Na Câmara dos Deputados, encontra-se em tramitação proposta de emenda constitucional (PEC), de autoria de Alceste Almeida (PMDB-RR), que pode piorar as coisas. Ela autoriza os parlamentares a serem proprietários de empresas jornalísticas, emissoras de rádio e televisão.
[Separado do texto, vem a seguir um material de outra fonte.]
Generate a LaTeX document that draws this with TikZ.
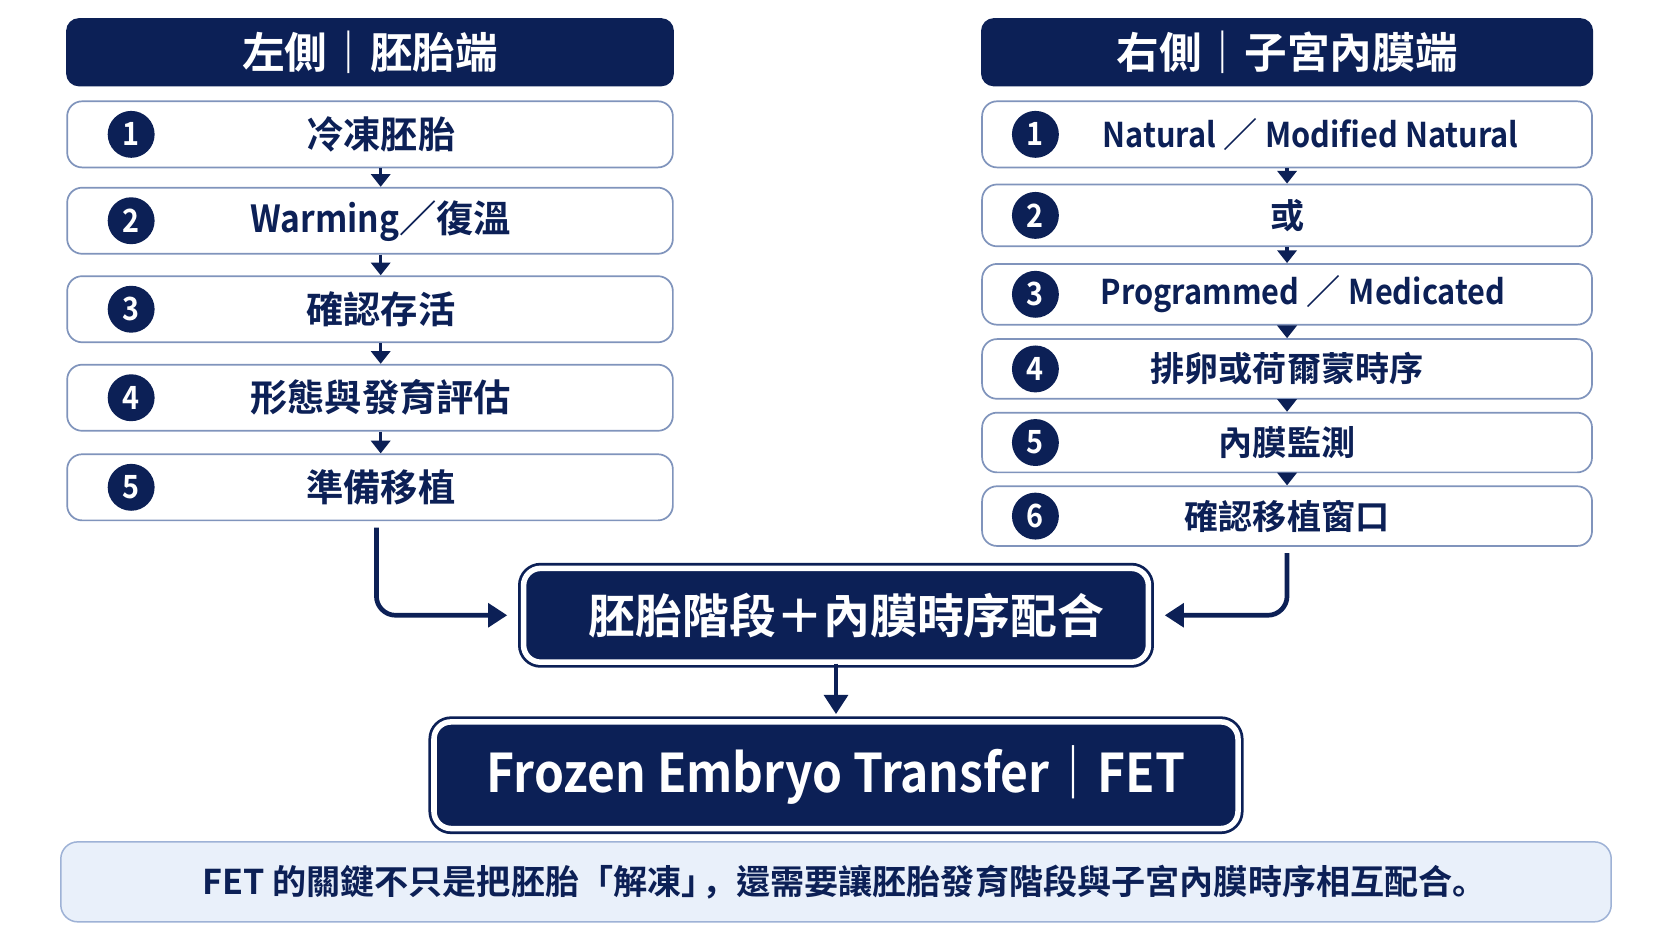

Dos 189 deputados que assinaram a PEC, 32 são membros da Comissão de Ciência e Tecnologia, Comunicação e Informática (CCTCI). Entre os signatários, estão o deputado e ex-ministro das Comunicações Eunício Oliveira (PMDB-CE); o presidente do Conselho de Ética, deputado Ricardo Izar (PTB-SP); e o primeiro vice-presidente da Câmara, deputado José Thomaz Nonô (PFL-AL). Pelo menos cinco subscritores da PEC são, ao mesmo tempo, concessionários de radiodifusão e membros da CCTCI: Henrique Eduardo Alves (PMDB-RN), João Mendes de Jesus (PSB-RJ), Leodegar Ticoski (PP-SC), Nelson Proença (PPS-RS) e Ricardo Barros (PP-PR).